You clawed desperately at the uneven landscape of her skin, scrabbling for purchase against the tiny hairs and pores. You could feel the slow, heavy pulse of her blood beneath the surface. It was horrifyingly real. Your own muscles strained, your pathetic clown gloves slipping uselessly against the vast, smooth wall of her thumb.
“I’m telling the truth!” you gasped, the sound lost against the roar of your own strained breathing. “I’m not one of his! I’m from another—”
Her grip tightened again, instantly cutting off your air. The world turned a dizzying, sickening shade of gray and maroon. She was toying with you, testing the limits of your durability with the casual expertise of a surgeon.
“I know what you are, little phantom,” she whispered, her voice suddenly dropping low, a terrifyingly intimate rumble. You felt the warm, stale scent of her breath wash over you—an immense, humid gust. “You’re the whisper. The echo. The thing he sends into my head to make me doubt myself.”
She relaxed her thumb just enough for you to suck down a desperate, rattling breath. But then, with horrifying precision, she shifted her focus.
A single, thick knuckle pressed down, not crushing, but isolating your left knee. She focused the full, deliberate power of a woman who had spent months in physical therapy just on that one, fragile joint.
CRACK!
The sound was shockingly loud, a wet splintering that echoed inside her hand like a gunshot in a cave.
“AAAAAAGH!”
The blinding, white-hot agony caused a primal shriek to tear from your throat. You convulsed, your body arching in her palm. The scream was barely a buzz in the cavern of her ear, but the movement was enough for her.
“There it is,” she murmured, her voice laced with chilling satisfaction. “Illusions don't feel pain. Little demons do.”
She tilted her hand, sending you tumbling from her palm onto the dusty, scarred surface of the coffee table. You landed hard, the impact jolting your newly broken knee. You cried out again, trying to drag your crippled body away, your hands slipping on the varnished wood. The table, to you, was a vast, unforgiving desert.
She loomed over the edge, her face a mountain range of focused intent. The sight of your shattered knee seemed to confirm everything for her.
"I won't let you infect this space," she announced, her voice booming. She vanished from your sight, and you heard the terrifying, low rumble of heavy leather and scraping metal—the sound of her body shifting on the floorboards.

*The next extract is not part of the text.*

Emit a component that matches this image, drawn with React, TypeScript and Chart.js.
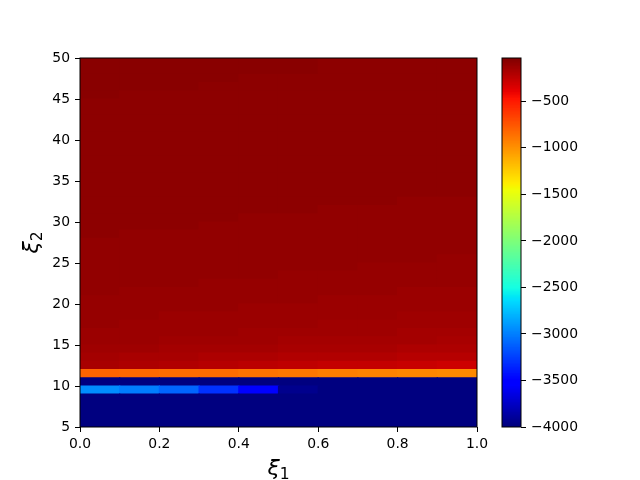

Then, she reappeared, the sight of the colossal, menacing tip of a hot glue gun suddenly dominating your horizon. It looked like a cannon.
“Art taught me a lot of things about how his magic works,” she said, her voice now filled with a cold, almost detached practicality. “And one thing I know is that if I can seal you, I can silence you.”

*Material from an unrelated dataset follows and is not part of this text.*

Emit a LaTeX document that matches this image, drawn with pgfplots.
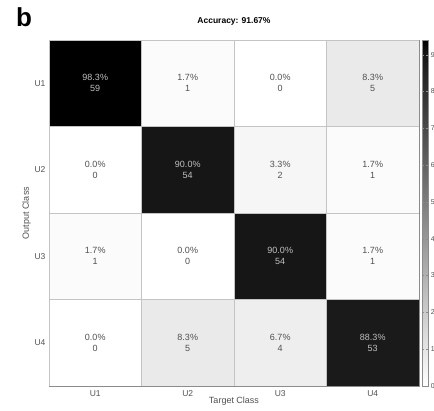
\documentclass[border=0pt]{standalone}
\usepackage{pgfplots}
\pgfplotsset{compat=1.18}
\usepackage{pgfplotstable}
\usepackage{fontspec}
\setmainfont{Liberation Sans}
\definecolor{gridc}{HTML}{C4C4C4}
\definecolor{axc}{HTML}{8C8C8C}
\definecolor{darktxt}{HTML}{505050}
\definecolor{lighttxt}{HTML}{C0C0C0}

\pgfplotstableread{
x y c
0 0 98.3
1 0 1.7
2 0 0.0
3 0 8.3
0 1 0.0
1 1 90.0
2 1 3.3
3 1 1.7
0 2 1.7
1 2 0.0
2 2 90.0
3 2 1.7
0 3 0.0
1 3 8.3
2 3 6.7
3 3 88.3
}\cmdata

% labels on light cells
\pgfplotstableread{
x y pct cnt
1 0 1.7 1
2 0 0.0 0
3 0 8.3 5
0 1 0.0 0
2 1 3.3 2
3 1 1.7 1
0 2 1.7 1
1 2 0.0 0
3 2 1.7 1
0 3 0.0 0
1 3 8.3 5
2 3 6.7 4
}\lightlab

% labels on dark cells
\pgfplotstableread{
x y pct cnt
0 0 98.3 59
1 1 90.0 54
2 2 90.0 54
3 3 88.3 53
}\darklab

\begin{document}
\begin{tikzpicture}
\useasboundingbox (0,0) rectangle (434pt,411pt);
\node[anchor=base west, inner sep=0pt, font=\fontsize{26}{28}\selectfont\bfseries] at (16pt,384pt) {b};
\begin{axis}[
  at={(49pt,25pt)}, anchor=south west,
  scale only axis, width=370pt, height=346pt,
  xmin=-0.5, xmax=3.5, ymin=-0.5, ymax=3.5,
  y dir=reverse,
  axis line style={axc, line width=0.8pt},
  xtick={0,1,2,3}, xticklabels={U1,U2,U3,U4},
  ytick={0,1,2,3}, yticklabels={U1,U2,U3,U4},
  major tick length=0pt,
  xticklabel style={font=\fontsize{8.5}{10}\selectfont, text=darktxt, yshift=-1pt},
  yticklabel style={font=\fontsize{8.5}{10}\selectfont, text=darktxt, xshift=0pt},
  xlabel={Target Class}, ylabel={Output Class},
  xlabel style={font=\fontsize{9}{10}\selectfont, text=darktxt, yshift=6pt},
  ylabel style={font=\fontsize{9}{10}\selectfont, text=darktxt, yshift=-3pt},
  title={Accuracy: 91.67\%},
  title style={font=\fontsize{8.5}{10}\selectfont\bfseries, at={(0.5,1)}, anchor=south, inner sep=0pt, yshift=9pt},
  colormap={bw}{rgb255(0)=(255,255,255) rgb255(90)=(22,22,22) rgb255(94)=(0,0,0)},
  point meta min=0, point meta max=94,
  colorbar,
  colorbar shift/.style={xshift=3pt},
  colorbar style={
    width=6pt,
    ytick={0,10,20,30,40,50,60,70,80,90},
    axis line style={axc, line width=0.6pt},
    major tick length=2pt,
    tick style={axc},
    yticklabel style={font=\fontsize{7}{8}\selectfont, text=darktxt, xshift=-1pt},
    /pgf/number format/assume math mode=true,
  },
  nodes near coords align=center,
]
\addplot[matrix plot*, mesh/cols=4, point meta=explicit, draw=gridc, line width=0.6pt]
  table[x=x, y=y, meta=c] {\cmdata};
\addplot[only marks, mark=none, point meta=\thisrow{pct},
  visualization depends on={\thisrow{cnt} \as \cnt},
  nodes near coords={\pgfmathprintnumber[fixed,precision=1,fixed zerofill]{\pgfplotspointmeta}\%\\\pgfmathprintnumber{\cnt}},
  every node near coord/.append style={align=center, anchor=center, font=\fontsize{9}{11}\selectfont, text=darktxt, /pgf/number format/assume math mode=true}]
  table[x=x, y=y] {\lightlab};
\addplot[only marks, mark=none, point meta=\thisrow{pct},
  visualization depends on={\thisrow{cnt} \as \cnt},
  nodes near coords={\pgfmathprintnumber[fixed,precision=1,fixed zerofill]{\pgfplotspointmeta}\%\\\pgfmathprintnumber{\cnt}},
  every node near coord/.append style={align=center, anchor=center, font=\fontsize{9}{11}\selectfont, text=lighttxt, /pgf/number format/assume math mode=true}]
  table[x=x, y=y] {\darklab};
\end{axis}
\end{tikzpicture}
\end{document}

She aimed the smoking, dripping nozzle at a point just a few inches from your head. You could already feel the wiry heat radiating from the tip, smelling the acrid, chemical scent of molten plastic mixing with the faint, metallic scent of her armor.
“You’ll be a nice, little, sealed exhibit for the police. Just an example of what his illusions look like up close. Quiet and harmless.” Her lip curled in a tiny, triumphant sneer. "And you won't be ruining my holiday."
The first, fat, shimmering drop of clear, viscous glue plopped onto the wood, sealing the area next to your good leg with a soft, hissing sound. The heat radiating from it was intense.
You screamed again, scrambling backwards with desperate, clawing hands, dragging the dead weight of your ruined knee behind you. The tiny, pathetic sound was lost beneath the terrifying, methodical approach of the Warrior Angel.